The interview viewed in its entirety demonstrates that Defendant who was a licensed attorney was aware of his rights and was also very aware of the potential consequences of talking to the police without an attorney present to advise him.  He admitted that he was exhausted, Having not slept for two days and that it was not unusual for him to go without sleep for five, six and even up to thirteen days.  He admitted that the last time he had used methamphetamine was the Friday before the interview but never admitted that he was under the influence of any drug at the time of the interview.  He was coherent and contemplative of his actions, his personal life and the impact of the alleged criminal activities on his future.  The Defendant was never left alone and he remained awake during the entire interview.  The police officers did not exhibit any coercive or abusive behavior during the interview.

 

The Defendant also alleges that based on his prior experience with Detective Coste as an attorney representing a defendant and being present during a “free talk”, that he was essentially induced into believing that he would receive some benefit from talking to the officers following his arrest.  The transcript does not substantiate this claim.  Defendant is informed initially that he is in a “little bit different position here” than Defendant’s client was in because Defendant’s client participated in a “free talk.” 

 

Detective Coste advised Defendant many times that he could not make any promises and that it was up to the Attorney General as to what would happen.  He did tell the Defendant that he would tell the both the prosecuting attorney and the Initial Appearance judge that he was cooperative.
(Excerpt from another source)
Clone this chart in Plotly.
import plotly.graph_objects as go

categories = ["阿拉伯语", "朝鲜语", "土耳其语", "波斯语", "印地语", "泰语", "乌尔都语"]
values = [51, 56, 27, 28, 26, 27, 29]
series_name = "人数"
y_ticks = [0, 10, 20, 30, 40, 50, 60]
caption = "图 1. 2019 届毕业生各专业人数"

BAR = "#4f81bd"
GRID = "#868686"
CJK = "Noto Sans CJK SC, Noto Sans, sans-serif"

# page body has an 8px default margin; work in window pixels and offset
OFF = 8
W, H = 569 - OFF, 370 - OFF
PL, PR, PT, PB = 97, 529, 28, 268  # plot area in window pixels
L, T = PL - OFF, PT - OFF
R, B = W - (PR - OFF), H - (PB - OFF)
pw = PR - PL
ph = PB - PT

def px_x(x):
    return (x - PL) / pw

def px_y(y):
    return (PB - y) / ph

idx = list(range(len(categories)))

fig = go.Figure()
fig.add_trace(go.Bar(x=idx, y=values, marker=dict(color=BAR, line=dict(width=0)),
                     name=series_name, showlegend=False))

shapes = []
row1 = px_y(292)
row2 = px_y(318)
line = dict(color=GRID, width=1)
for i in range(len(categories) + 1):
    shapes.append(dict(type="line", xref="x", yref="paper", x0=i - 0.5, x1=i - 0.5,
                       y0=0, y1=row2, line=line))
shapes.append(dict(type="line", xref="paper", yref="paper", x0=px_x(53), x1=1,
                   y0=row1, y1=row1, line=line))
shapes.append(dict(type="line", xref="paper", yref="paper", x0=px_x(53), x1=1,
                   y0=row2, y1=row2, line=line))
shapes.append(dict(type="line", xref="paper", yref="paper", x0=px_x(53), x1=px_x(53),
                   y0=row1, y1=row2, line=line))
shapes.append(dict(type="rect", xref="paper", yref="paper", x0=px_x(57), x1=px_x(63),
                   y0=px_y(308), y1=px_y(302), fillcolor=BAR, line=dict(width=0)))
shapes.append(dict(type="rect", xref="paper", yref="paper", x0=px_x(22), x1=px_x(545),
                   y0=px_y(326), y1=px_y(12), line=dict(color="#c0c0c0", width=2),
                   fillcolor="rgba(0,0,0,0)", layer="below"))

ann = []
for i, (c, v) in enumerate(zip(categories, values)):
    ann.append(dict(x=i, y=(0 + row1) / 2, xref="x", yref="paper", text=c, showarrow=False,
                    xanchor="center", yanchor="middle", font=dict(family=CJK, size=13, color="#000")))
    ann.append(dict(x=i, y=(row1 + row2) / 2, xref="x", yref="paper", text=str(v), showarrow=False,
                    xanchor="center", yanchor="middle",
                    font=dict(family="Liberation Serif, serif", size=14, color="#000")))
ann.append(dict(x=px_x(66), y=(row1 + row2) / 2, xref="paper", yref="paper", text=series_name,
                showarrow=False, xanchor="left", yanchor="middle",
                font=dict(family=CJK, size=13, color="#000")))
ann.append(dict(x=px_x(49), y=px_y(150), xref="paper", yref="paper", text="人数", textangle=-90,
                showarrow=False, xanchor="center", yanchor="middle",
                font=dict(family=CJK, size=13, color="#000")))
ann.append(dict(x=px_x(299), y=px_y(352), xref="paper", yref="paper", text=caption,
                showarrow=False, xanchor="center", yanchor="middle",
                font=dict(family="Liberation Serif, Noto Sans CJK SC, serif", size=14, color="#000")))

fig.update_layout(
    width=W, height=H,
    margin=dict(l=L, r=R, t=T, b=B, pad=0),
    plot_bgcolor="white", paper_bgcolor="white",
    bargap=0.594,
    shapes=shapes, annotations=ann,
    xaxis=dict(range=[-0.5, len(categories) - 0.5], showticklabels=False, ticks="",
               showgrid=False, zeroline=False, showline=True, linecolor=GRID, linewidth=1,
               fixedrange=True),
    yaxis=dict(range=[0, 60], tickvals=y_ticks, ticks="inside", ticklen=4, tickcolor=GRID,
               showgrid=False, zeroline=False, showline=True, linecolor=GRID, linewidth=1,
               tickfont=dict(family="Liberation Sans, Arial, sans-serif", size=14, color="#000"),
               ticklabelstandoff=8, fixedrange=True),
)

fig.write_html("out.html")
 After Defendant had discussed with the detectives the contraband (including drugs, a cell phone and a cell phone charger) he did ask Detective Coste if he was picking up new charges by talking.  He was told that the charges were relating to the “stuff” they had already talked about that day and already knew about.  Detective Coste later told him again that he would tell the prosecuting attorney about how the Defendant cooperated with the detectives and that the Defendant “knows how the system works” and “knows what happens at that point when the attorneys get that information.”  These statements of Detective Coste do not support Defendant’s position that he relied either on his past experience with Detective Coste or the “promises” made during the interview before making his statements immediately following his arrest.

 The Defendant has not demonstrated to the Court that his will was overborne or that he relied on promises made by the detectives prior to making his statements during the interview or that the police officers were overreaching in any manner during the interview.